This year, the Lay Mission-Helpers celebrated their 60th anniversary of sending lay workers into Asia, Africa, Latin America and the Pacific with a Gala at the Autry National Center in Los Angeles on Sept. 12.

Lay missionary Betty Risley was honored as the first recipient of the Ernst Ophuls Award in honor of her missionary work.

The award commemorates the life of Ophuls, who applied to be a Catholic lay missionary in 1960. Born in San Francisco, he was a member of the sixth group of Lay Mission-Helpers to be trained and sent to Ecuador for a three-year assignment. He was an expert aviation mechanic and small craft pilot.  In Ecuador, Ophuls flew missionaries and cargo between mission sites.

Ophuls wrote on his application, “It would be a pleasure to have a job directly concerned with helping others.  Helping the Church in Her mission work is a most worthy end in itself and a means of drawing nearer to Christ.”

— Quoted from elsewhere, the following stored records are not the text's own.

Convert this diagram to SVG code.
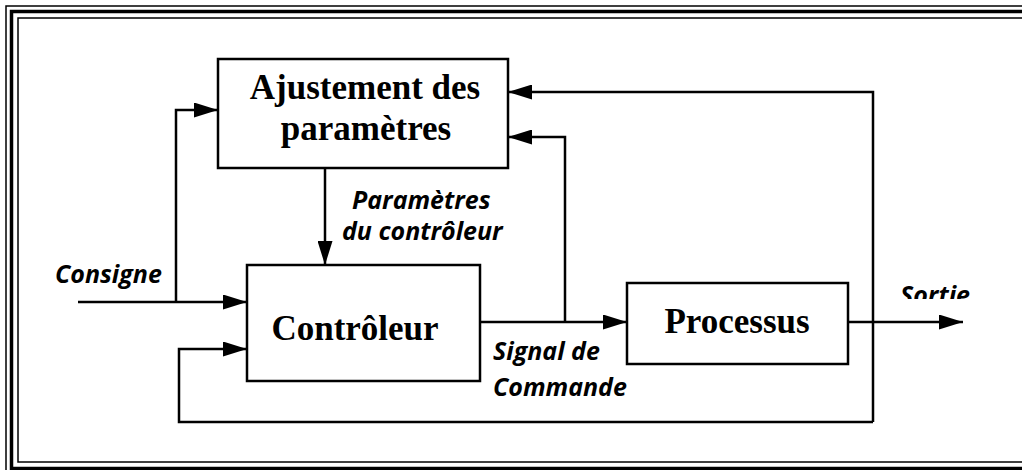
<svg xmlns="http://www.w3.org/2000/svg" width="1022" height="470" viewBox="0 0 1022 470">
  <style>
    .frame { fill: none; stroke: #000; }
    .box { fill: #fff; stroke: #000; stroke-width: 2.5; }
    .title { font-family: "Liberation Serif", "Times New Roman", serif; font-weight: bold; font-size: 35px; fill: #000; text-anchor: middle; }
    .lbl { font-family: "Open Sans", "Noto Sans", sans-serif; font-weight: bold; font-style: italic; font-size: 25px; fill: #000; }
    .wire { fill: none; stroke: #000; stroke-width: 2.5; }
  </style>
  <defs>
    <marker id="arr" viewBox="0 0 24 15" refX="24" refY="7.5" markerWidth="24" markerHeight="15" markerUnits="userSpaceOnUse" orient="auto">
      <path d="M0,0 L24,7.5 L0,15 Z" fill="#000"/>
    </marker>
    <clipPath id="sortieClip">
      <rect x="880" y="270" width="120" height="29"/>
    </clipPath>
  </defs>
  <rect width="1022" height="470" fill="#fff"/>
  <g id="frame">
    <rect class="frame" x="6" y="6" width="1030" height="480" stroke-width="1.5"/>
    <rect class="frame" x="11.5" y="11.5" width="1030" height="457" stroke-width="3.5"/>
    <rect class="frame" x="18" y="18" width="1030" height="444" stroke-width="1.5"/>
  </g>
  <g id="connectors">
    <path class="wire" d="M78,302 H247" marker-end="url(#arr)"/>
    <path class="wire" d="M176,302 V110 H218" marker-end="url(#arr)"/>
    <path class="wire" d="M325,168 V265" marker-end="url(#arr)"/>
    <path class="wire" d="M480,322 H627" marker-end="url(#arr)"/>
    <path class="wire" d="M565,322 V137 H508" marker-end="url(#arr)"/>
    <path class="wire" d="M848,322 H963" marker-end="url(#arr)"/>
    <path class="wire" d="M873,422 V92 H508" marker-end="url(#arr)"/>
    <path class="wire" d="M873,422 H179 V349 H247" marker-end="url(#arr)"/>
  </g>
  <g id="ajustement">
    <rect class="box" x="218" y="59" width="290" height="109"/>
    <text class="title" x="365" y="99">Ajustement des</text>
    <text class="title" x="366" y="140">paramètres</text>
  </g>
  <g id="controleur">
    <rect class="box" x="247" y="265" width="233" height="116"/>
    <text class="title" x="355" y="340">Contrôleur</text>
  </g>
  <g id="processus">
    <rect class="box" x="627" y="283" width="221" height="81"/>
    <text class="title" x="737" y="333">Processus</text>
  </g>
  <g id="labels">
    <text class="lbl" x="55" y="283">Consigne</text>
    <text class="lbl" x="352" y="209">Paramètres</text>
    <text class="lbl" x="342" y="240">du contrôleur</text>
    <text class="lbl" x="493" y="360">Signal de</text>
    <text class="lbl" x="493" y="396">Commande</text>
    <text class="lbl" x="900" y="304" clip-path="url(#sortieClip)">Sortie</text>
  </g>
</svg>
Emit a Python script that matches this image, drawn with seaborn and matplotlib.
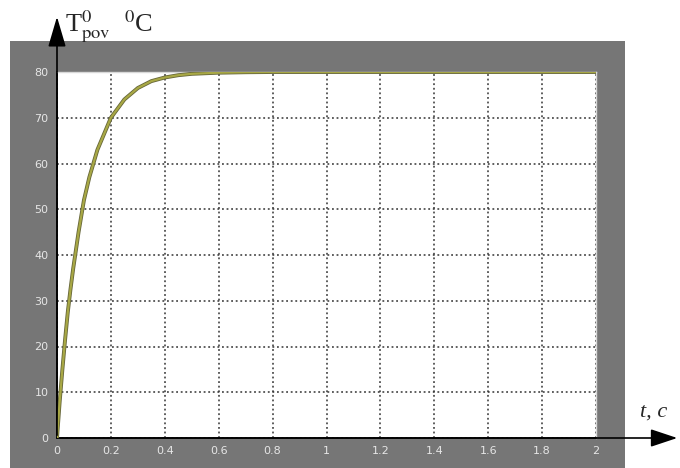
# scope_heating.py
# Heating curve of the surface temperature, drawn in the style of a Simulink scope.

import matplotlib
matplotlib.use("Agg")
import matplotlib.pyplot as plt
import matplotlib.patheffects as pe
from matplotlib.patches import Rectangle, FancyArrowPatch
import pandas as pd
import seaborn as sns

# values
time_s = [0, 0.01, 0.02, 0.03, 0.04, 0.05, 0.06, 0.08, 0.10, 0.12, 0.15, 0.20,
          0.25, 0.30, 0.35, 0.40, 0.45, 0.50, 0.60, 0.70, 0.80, 1.0, 1.2, 1.4,
          1.6, 1.8, 2.0]
temp_c = [0, 8, 15, 21.5, 27.5, 32.5, 37, 45, 52, 57, 63, 70,
          74, 76.5, 78, 78.8, 79.3, 79.6, 79.85, 79.95, 80, 80, 80, 80,
          80, 80, 80]
x_ticks = [0, 0.2, 0.4, 0.6, 0.8, 1.0, 1.2, 1.4, 1.6, 1.8, 2.0]
x_tick_labels = ["0", "0.2", "0.4", "0.6", "0.8", "1", "1.2", "1.4", "1.6", "1.8", "2"]
y_ticks = [0, 10, 20, 30, 40, 50, 60, 70, 80]

W, H = 680, 468


def fx(px):
    return px / W


def fy(py):
    return 1 - py / H


sns.set_style("white")
plt.rcParams["mathtext.fontset"] = "stix"

fig = plt.figure(figsize=(W / 100, H / 100), dpi=100, facecolor="white")

# grey scope frame, behind the axes
fig.add_artist(Rectangle((fx(10), 0), fx(625) - fx(10), fy(41),
                         transform=fig.transFigure, facecolor="#767676",
                         edgecolor="none", zorder=-10))

ax = fig.add_axes([fx(57), fy(438), fx(596) - fx(57), fy(72) - fy(438)])
ax.set_facecolor("white")

df = pd.DataFrame({"t": time_s, "T": temp_c})
sns.lineplot(data=df, x="t", y="T", ax=ax, color="#a8a845", linewidth=1.6,
             path_effects=[pe.Stroke(linewidth=2.8, foreground="#66663a"), pe.Normal()],
             zorder=5)

ax.set_xlim(0, 2)
ax.set_ylim(0, 80)
ax.set_xticks(x_ticks)
ax.set_xticklabels(x_tick_labels)
ax.set_yticks(y_ticks)
ax.set_xlabel("")
ax.set_ylabel("")
ax.tick_params(length=0, colors="#e6e6e6", labelsize=8, pad=6)
ax.grid(True, color="#333333", linestyle=(0, (1.2, 1.8)), linewidth=1.1)
for side in ["top", "right"]:
    ax.spines[side].set_color("#d8d8d8")
    ax.spines[side].set_linewidth(1)
for side in ["left", "bottom"]:
    ax.spines[side].set_color("black")
    ax.spines[side].set_linewidth(1.2)

# axis arrows
fig.add_artist(FancyArrowPatch(
    (fx(57), fy(438)), (fx(57), fy(14)), transform=fig.transFigure,
    arrowstyle="-|>,head_length=0.85,head_width=0.25", mutation_scale=22,
    color="black", linewidth=1.2, zorder=10))
fig.add_artist(FancyArrowPatch(
    (fx(57), fy(438)), (fx(680), fy(438)), transform=fig.transFigure,
    arrowstyle="-|>,head_length=0.75,head_width=0.25", mutation_scale=22,
    color="black", linewidth=1.2, zorder=10))

fig.text(fx(65), fy(27), r"T$^{0}_{\rm pov}$  $^{0}$C", fontsize=19,
         family="Liberation Serif", va="center", ha="left")
fig.text(fx(640), fy(412), "t, c", fontsize=16, family="Liberation Serif",
         style="italic", va="center", ha="left")

fig.savefig("out.png", dpi=100, facecolor="white")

Only six months into his mission trip, Ernst became gravely ill from eating contaminated meat.  He was flown to Quito for treatment, but died from the illness on June 22, 1962.  He was 26 years old.

The chaplain caring for Ophuls wrote, “Ernie died praying, with full consciousness, with a smile on his lips.”

Risley also applied to work as a missionary in 1960. She served in Nigeria for five years until the Biafran War forced the Lay Mission-Helpers to Cameroon, where she worked for two more years.  

In 1993, after retiring as a professor, Risley returned to missionary service in American Samoa.  She came back to the United States in 1996 after serving for three years in the Pacific.

She wrote of her experience, “This was a chance to experience a different culture, meet people of diverse backgrounds, deepen my faith life, share my God-given gifts, and to live a much simpler, less hurried, more spiritual and focused life.”